How do leaks happen?

Accidental ammonia releases can be caused by leaks from components such as heat exchangers, condensers, or seals during the operation of a plant or from over-pressure conditions that cause pressure relief valves to open. Ammonia can also be accidentally released during repairs or maintenance if not conducted in a safe manner.

Who is responsible for keeping ammonia refrigeration plants safe?

Owners and operators of facilities with ammonia refrigeration plants that exceed 50 kW capacity are required to have appropriately qualified and certified individuals in control of their refrigeration plant at all times that the plant is in operation. The individuals in charge of the plant are required to be trained in the safe operation of that specific plant and know what to do in case of an emergency, such as an ammonia leak.

“It is important that properly trained and qualified persons are in continuous control of an ammonia plant,” explains Technical Safety BC’s Tony Scholl, Technical Lead, Boilers and Pressure Vessels. “This is to ensure that the plant is operated safely to reduce the risk of an accidental ammonia release. Facility safety systems and devices, including alarms, must be installed, tested and maintained on an on-going basis to ensure they will function properly during emergency situations.”

Technical Safety BC periodically inspects rinks and other locations with ammonia facilities to confirm regulatory obligations are being met. However, it is the legal responsibility of the facility owner to meet the requirements of the legislation.

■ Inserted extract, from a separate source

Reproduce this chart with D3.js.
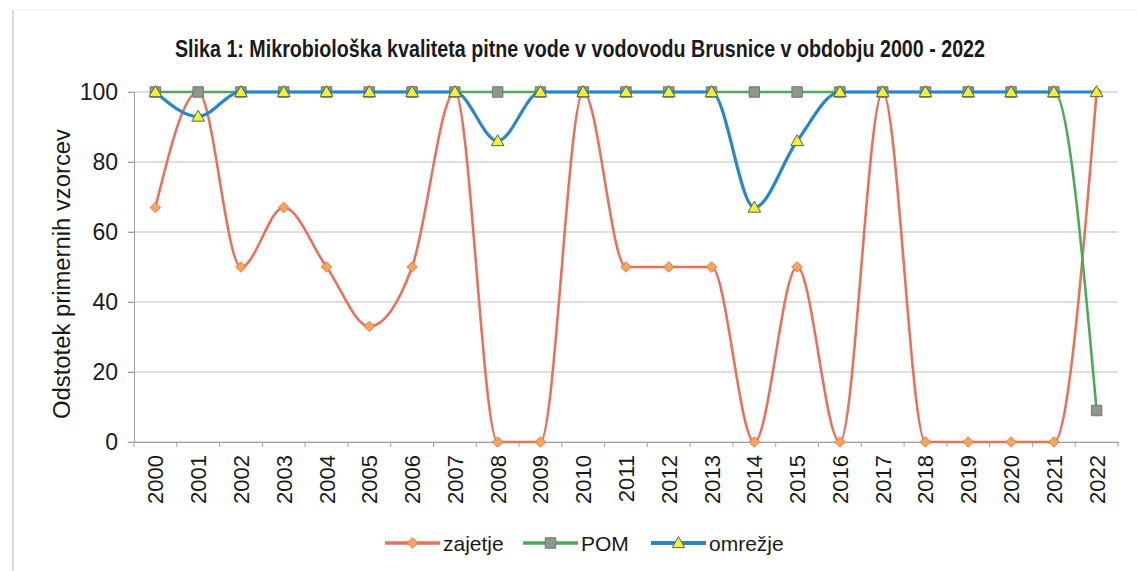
<!DOCTYPE html>
<html>
<head>
<meta charset="utf-8">
<script src="https://cdn.jsdelivr.net/npm/d3@7"></script>
<style>
  body { margin: 0; background: #fff; }
  text { font-family: "Liberation Sans", Arial, sans-serif; fill: #1a1a1a; }
</style>
</head>
<body>
<div id="chart"></div>
<script>
var years = ["2000","2001","2002","2003","2004","2005","2006","2007","2008","2009","2010",
             "2011","2012","2013","2014","2015","2016","2017","2018","2019","2020","2021","2022"];
var zajetje = [67,100,50,67,50,33,50,100,0,0,100,50,50,50,0,50,0,100,0,0,0,0,100];
var pom     = [100,100,100,100,100,100,100,100,100,100,100,100,100,100,100,100,100,100,100,100,100,100,9];
var omrezje = [100,93,100,100,100,100,100,100,86,100,100,100,100,100,67,86,100,100,100,100,100,100,100];
var yTicks = [0,20,40,60,80,100];

var width = 1137, height = 571;
var margin = {top: 92, right: 19, bottom: 129, left: 134};

var svg = d3.select("#chart").append("svg")
    .attr("width", width)
    .attr("height", height);

// faint scan frame
svg.append("line").attr("x1", 13).attr("x2", 13).attr("y1", 10).attr("y2", 571)
    .attr("stroke", "#d8d8d8").attr("stroke-width", 2);
svg.append("line").attr("x1", 13).attr("x2", 1137).attr("y1", 10).attr("y2", 10)
    .attr("stroke", "#eeeeee").attr("stroke-width", 1);

var x = d3.scaleBand()
    .domain(years)
    .range([margin.left, width - margin.right]);

var y = d3.scaleLinear()
    .domain([0, 100])
    .range([height - margin.bottom, margin.top]);

// gridlines
svg.append("g")
    .selectAll("line")
    .data(yTicks)
    .join("line")
    .attr("x1", margin.left - 6)
    .attr("x2", width - margin.right)
    .attr("y1", d => y(d))
    .attr("y2", d => y(d))
    .attr("stroke", "#bdbdbd")
    .attr("stroke-width", 1);

// y axis
var yAxis = svg.append("g")
    .attr("transform", "translate(" + margin.left + ",0)")
    .call(d3.axisLeft(y).tickValues(yTicks).tickSize(6).tickPadding(10));
yAxis.select(".domain").attr("stroke", "#a0a0a0");
yAxis.selectAll(".tick line").attr("stroke", "#a0a0a0");
yAxis.selectAll("text").style("font-size", "23px").attr("fill", "#1a1a1a");

// x axis
var xAxis = svg.append("g")
    .attr("transform", "translate(0," + y(0) + ")")
    .call(d3.axisBottom(x).tickSize(0).tickPadding(0));
xAxis.select(".domain").attr("stroke", "#a0a0a0");
xAxis.selectAll(".tick text")
    .style("font-size", "22px")
    .attr("fill", "#1a1a1a")
    .attr("text-anchor", "end")
    .attr("transform", "translate(8,13) rotate(-90)")
    .attr("dy", 0);
svg.append("g")
    .selectAll("line")
    .data(years.concat(["end"]))
    .join("line")
    .attr("x1", (d, i) => margin.left + i * x.step())
    .attr("x2", (d, i) => margin.left + i * x.step())
    .attr("y1", y(0))
    .attr("y2", y(0) + 5)
    .attr("stroke", "#a0a0a0");

// title
svg.append("text")
    .attr("x", 580)
    .attr("y", 57)
    .attr("text-anchor", "middle")
    .style("font-size", "23px")
    .style("font-weight", "bold")
    .attr("textLength", 810)
    .attr("lengthAdjust", "spacingAndGlyphs")
    .text("Slika 1: Mikrobiološka kvaliteta pitne vode v vodovodu Brusnice v obdobju 2000 - 2022");

// y title
svg.append("text")
    .attr("transform", "translate(70,274) rotate(-90)")
    .attr("text-anchor", "middle")
    .style("font-size", "23px")
    .attr("textLength", 290)
    .attr("lengthAdjust", "spacingAndGlyphs")
    .text("Odstotek primernih vzorcev");

var cx = d => x(d) + x.bandwidth() / 2;
var line = d3.line()
    .x(d => cx(d.year))
    .y(d => y(d.value))
    .curve(d3.curveMonotoneX);

var series = [
  {name: "zajetje", values: zajetje, color: "#e8705c", width: 2.6, marker: "diamond", fill: "#f6a55a", mstroke: "#e8784a"},
  {name: "POM", values: pom, color: "#4caa5a", width: 2.6, marker: "square", fill: "#8f9690", mstroke: "#6f7a72"},
  {name: "omrežje", values: omrezje, color: "#2a86cc", width: 3.2, marker: "triangle", fill: "#f2ef3a", mstroke: "#5d6a3c"}
];

function markerPath(type) {
  if (type == "diamond") return d3.symbol().type(d3.symbolDiamond2).size(70)();
  if (type == "square") return d3.symbol().type(d3.symbolSquare).size(110)();
  return d3.symbol().type(d3.symbolTriangle).size(70)();
}

series.forEach(function(s) {
  var pts = years.map((yr, i) => ({year: yr, value: s.values[i]}));
  svg.append("path")
      .datum(pts)
      .attr("fill", "none")
      .attr("stroke", s.color)
      .attr("stroke-width", s.width)
      .attr("d", line);
  svg.append("g")
      .selectAll("path")
      .data(pts)
      .join("path")
      .attr("d", markerPath(s.marker))
      .attr("transform", d => "translate(" + cx(d.year) + "," + (y(d.value) + (s.marker == "triangle" ? 1 : 0)) + ")")
      .attr("fill", s.fill)
      .attr("stroke", s.mstroke)
      .attr("stroke-width", 1);
});

// legend
var legendX = [385, 523, 651];
var legend = svg.append("g");
series.forEach(function(s, i) {
  var g = legend.append("g").attr("transform", "translate(" + legendX[i] + ",543)");
  g.append("line").attr("x1", 0).attr("x2", 55).attr("y1", 0).attr("y2", 0)
      .attr("stroke", s.color).attr("stroke-width", s.width + 1);
  g.append("path").attr("d", markerPath(s.marker))
      .attr("transform", "translate(27.5," + (s.marker == "triangle" ? 1 : 0) + ")")
      .attr("fill", s.fill).attr("stroke", s.mstroke).attr("stroke-width", 1);
  g.append("text").attr("x", 58).attr("y", 8)
      .style("font-size", "21px")
      .text(s.name);
});
</script>
</body>
</html>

“With more than 200 arenas across the province we can’t be everywhere at once,” expands Technical Safety BC’s Janice Lee, Director, Safety Oversight. “The owners of the facilities are responsible to ensure they are in compliance with the legislation. We are here to work with industry to provide advice, guidance, information, oversight, and worker certification. Safety is a shared responsibility, and one we take very seriously.”